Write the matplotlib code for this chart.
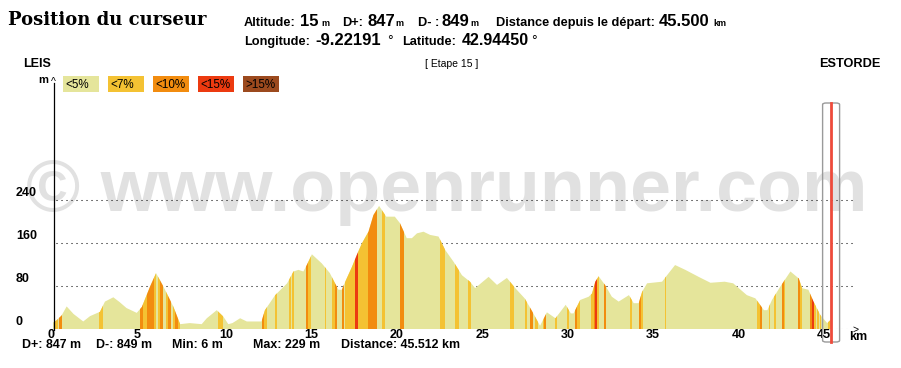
import numpy as np
import matplotlib
matplotlib.use("Agg")
import matplotlib.pyplot as plt
from matplotlib.patches import Polygon, Rectangle, FancyBboxPatch
from matplotlib.lines import Line2D
from matplotlib.transforms import blended_transform_factory

# ---------------- data ----------------
dist_km = [0.0, 0.2, 0.5, 0.8, 1.2, 1.77, 2.17, 2.75, 3.04, 3.53, 3.9, 4.3, 4.9, 5.2, 5.68,
           6.03, 6.46, 7.05, 7.44, 8.0, 8.7, 9.0, 9.58, 9.97, 10.26, 10.5, 10.95, 11.34, 12.2,
           12.4, 13.0, 13.7, 14.07, 14.36, 14.65, 14.85, 15.15, 15.73, 16.2, 16.6, 16.7, 16.9,
           17.1, 17.5, 17.78, 18.07, 18.46, 18.75, 19.08, 19.5, 20.0, 20.3, 20.7, 21.0, 21.3,
           21.68, 22.07, 22.56, 22.95, 23.44, 23.93, 24.4, 24.7, 25.49, 25.98, 26.56, 27.05,
           27.6, 28.0, 28.5, 28.9, 29.4, 30.0, 30.3, 30.46, 30.85, 31.34, 31.54, 31.73, 31.93,
           32.3, 32.7, 33.1, 33.7, 33.98, 34.27, 34.47, 34.76, 35.64, 35.93, 36.4, 37.0, 37.3,
           37.78, 38.47, 39.3, 39.8, 40.6, 41.1, 41.6, 41.8, 42.07, 42.56, 43.15, 43.64, 43.83,
           44.2, 44.5, 44.9, 45.3, 45.5]
elev_m = [12, 16, 25, 42, 28, 14, 24, 32, 51, 59, 50, 39, 30, 41, 79,
          104, 79, 41, 9, 11, 9, 20, 35, 23, 9, 11, 20, 14, 14,
          35, 63, 85, 107, 110, 107, 119, 139, 122, 104, 79, 73, 73,
          88, 116, 138, 159, 181, 212, 229, 209, 209, 197, 169, 169, 178,
          181, 175, 172, 147, 125, 100, 88, 76, 97, 82, 95, 76,
          57, 35, 6, 31, 20, 45, 29, 29, 54, 60, 66, 88, 98,
          82, 60, 51, 63, 48, 48, 69, 85, 88, 100, 119, 110, 105,
          97, 86, 88, 85, 63, 57, 35, 35, 54, 79, 107, 94, 76,
          73, 51, 26, 11, 17]

# slope stripes: start km, end km, class (1: <7%, 2: <10%, 3: <15%)
stripe_start = [0.06, 0.2, 0.38, 2.71, 5.09, 5.29, 5.52, 5.91, 6.17, 6.26, 6.62, 6.75, 7.04, 7.16, 7.32,
                9.68, 12.22, 12.37, 13.0, 13.8, 13.98, 14.8, 14.92, 15.9, 16.35, 16.48, 16.9,
                17.1, 17.68, 17.87, 18.46, 19.24, 20.28, 22.66, 23.54, 24.3, 26.76, 27.6, 27.93,
                28.2, 28.68, 28.75, 29.4, 30.07, 30.56, 30.66, 31.5, 31.63, 31.73, 31.83, 32.22,
                33.78, 34.3, 34.42, 35.79, 41.2, 41.35, 41.88, 42.17, 42.66, 42.76, 43.6, 43.7,
                44.32, 44.44, 44.54, 44.7, 44.86, 45.37]
stripe_end = [0.17, 0.3, 0.55, 2.95, 5.29, 5.52, 5.91, 6.03, 6.26, 6.46, 6.75, 6.89, 7.16, 7.32, 7.44,
              9.97, 12.37, 12.55, 13.1, 13.9, 14.08, 14.92, 15.08, 16.0, 16.48, 16.6, 17.02,
              17.68, 17.87, 18.46, 18.95, 19.44, 20.55, 22.95, 23.73, 24.45, 26.95, 27.72, 28.1,
              28.35, 28.75, 28.82, 29.5, 30.17, 30.66, 30.85, 31.63, 31.73, 31.83, 31.93, 32.36,
              33.88, 34.42, 34.54, 35.89, 41.35, 41.46, 41.98, 42.33, 42.76, 42.86, 43.7, 43.8,
              44.44, 44.54, 44.65, 44.8, 44.93, 45.5]
stripe_class = [1, 1, 2, 1, 2, 1, 2, 1, 1, 2, 1, 2, 1, 2, 1,
                1, 2, 1, 1, 1, 1, 2, 1, 1, 1, 2, 2,
                1, 3, 1, 2, 1, 2, 1, 1, 1, 1, 1, 2,
                1, 1, 2, 1, 1, 2, 1, 1, 2, 3, 1, 2,
                1, 2, 1, 1, 1, 2, 1, 1, 2, 1, 2, 1,
                2, 3, 1, 1, 1, 1]

legend_labels = ["<5%", "<7%", "<10%", "<15%", ">15%"]
slope_colors = ["#E5E59B", "#F4C233", "#F28C0F", "#EC3A10", "#9C4A1E"]
y_ticks = [0, 80, 160, 240]
x_ticks = [0, 5, 10, 15, 20, 25, 30, 35, 40, 45]
cursor_km = 45.5

# ---------------- figure ----------------
W, H = 901, 368
fig = plt.figure(figsize=(W / 100, H / 100), dpi=100)
fig.patch.set_facecolor("white")
SANS = ["Liberation Sans", "DejaVu Sans"]

def fx(x):
    return x / W

def fy(y):
    return 1 - y / H

PX_KM = 17.09
PX_M = 0.5375
x0, ybot, ytop, xr = 53, 329, 78, 853
ax = fig.add_axes([fx(x0), fy(ybot), (xr - x0) / W, (ybot - ytop) / H])
ax.set_xlim(0, (xr - x0) / PX_KM)
ax.set_ylim(0, (ybot - ytop) / PX_M)
ax.patch.set_visible(False)
for s in ax.spines.values():
    s.set_visible(False)
ax.set_xticks([])
ax.set_yticks([])

# watermark
fig.text(fx(447), fy(192), "© www.openrunner.com", ha="center", va="center",
         fontsize=53, color="#E1E1E1", family=SANS, weight="bold", zorder=-5)

# gridlines
for yv in y_ticks:
    ax.plot([0.15, ax.get_xlim()[1]], [yv, yv], color="black", lw=0.75,
            linestyle=(0, (1, 3.8)), zorder=1)

# profile
verts = list(zip(dist_km, elev_m)) + [(dist_km[-1], 0), (dist_km[0], 0)]
prof = Polygon(verts, closed=True, facecolor=slope_colors[0], edgecolor="none", zorder=2)
ax.add_patch(prof)
for a, b, c in zip(stripe_start, stripe_end, stripe_class):
    sp = ax.axvspan(a, b, color=slope_colors[c], lw=0, zorder=3)
    sp.set_clip_path(prof)

# y axis line and arrows
fig.add_artist(Line2D([fx(53.5), fx(53.5)], [fy(83), fy(330)], color="black", lw=0.9))
fig.text(fx(53.5), fy(85), "^", ha="center", va="baseline", fontsize=7.5, family=SANS)
fig.text(fx(43), fy(83), "m", ha="center", va="baseline", fontsize=8, family=SANS, weight="bold")
fig.text(fx(856), fy(332.5), ">", ha="center", va="baseline", fontsize=7.5, family=SANS)
fig.text(fx(858), fy(340), "km", ha="center", va="baseline", fontsize=9, family=SANS, weight="bold")

# tick labels
ty = blended_transform_factory(fig.transFigure, ax.transData)
for yv in y_ticks:
    ax.text(fx(16), yv + 1, str(yv), transform=ty, ha="left", va="bottom",
            fontsize=9, family=SANS, weight="bold")
tx = blended_transform_factory(ax.transData, fig.transFigure)
for xv in x_ticks:
    ax.text(xv - 5 / PX_KM, fy(338.5), str(xv), transform=tx, ha="left", va="baseline",
            fontsize=9, family=SANS, weight="bold")

# bottom stats
stats = [(22, "D+: 847 m"), (96, "D-: 849 m"), (172, "Min: 6 m"), (253, "Max: 229 m"),
         (341, "Distance: 45.512 km")]
for x, t in stats:
    fig.text(fx(x), fy(347.5), t, ha="left", va="baseline", fontsize=8.9, family=SANS, weight="bold")

# cursor
cx = x0 + cursor_km * PX_KM
fig.add_artist(FancyBboxPatch((fx(cx - 8), fy(342)), 17 / W, 239 / H,
                              boxstyle="round,pad=0,rounding_size=0.004",
                              facecolor="none", edgecolor="#9a9a9a", lw=1.0,
                              transform=fig.transFigure))
fig.add_artist(Line2D([fx(cx), fx(cx)], [fy(103), fy(342)], color="#EE4B3B", lw=2.0))

# header
fig.text(fx(8), fy(25), "Position du curseur", ha="left", va="baseline", fontsize=13,
         family=["DejaVu Serif"], weight="bold")

def header(parts, yb):
    for x, t, sz, wt in parts:
        fig.text(fx(x), fy(yb), t, ha="left", va="baseline", fontsize=sz, family=SANS, weight=wt)

header([(244, "Altitude:", 9.2, "bold"), (300, "15", 12, "bold"), (321, "m", 6.5, "bold"),
        (342, "D+:", 9.2, "bold"), (367, "847", 12, "bold"), (395, "m", 6.5, "bold"),
        (418, "D- :", 9.2, "bold"), (442, "849", 12, "bold"), (470, "m", 6.5, "bold"),
        (496, "Distance depuis le départ:", 9.2, "bold"), (659, "45.500", 12, "bold"),
        (713, "km", 6.5, "bold")], 26)
header([(244, "Longitude:", 9.2, "bold"), (315, "-9.22191", 12, "bold"), (387, "°", 10, "normal"),
        (402, "Latitude:", 9.2, "bold"), (462, "42.94450", 11.5, "bold"), (531, "°", 10, "normal")], 45)

fig.text(fx(23), fy(67), "LEIS", ha="left", va="baseline", fontsize=9, family=SANS, weight="bold")
fig.text(fx(452), fy(67), "[ Etape 15 ]", ha="center", va="baseline", fontsize=7.5, family=SANS)
fig.text(fx(880), fy(67), "ESTORDE", ha="right", va="baseline", fontsize=9.2, family=SANS, weight="bold")

# legend
for i, (lab, col) in enumerate(zip(legend_labels, slope_colors)):
    xl = 63 + 45 * i
    fig.add_artist(Rectangle((fx(xl), fy(92)), 36 / W, 16 / H, facecolor=col,
                             edgecolor="none", transform=fig.transFigure))
    fig.text(fx(xl + 2), fy(88.5), lab, ha="left", va="baseline", fontsize=8.4,
             family=SANS, color="black")

fig.savefig("out.png", dpi=100)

━━━━━━━━━━

Please quote the lines of the material, beginning with the first and ending with the one that contains "from matplotlib.transforms import", exactly as written and without any pictures.

Write the matplotlib code for this chart.
import numpy as np
import matplotlib
matplotlib.use("Agg")
import matplotlib.pyplot as plt
from matplotlib.patches import Polygon, Rectangle, FancyBboxPatch
from matplotlib.lines import Line2D
from matplotlib.transforms import blended_transform_factory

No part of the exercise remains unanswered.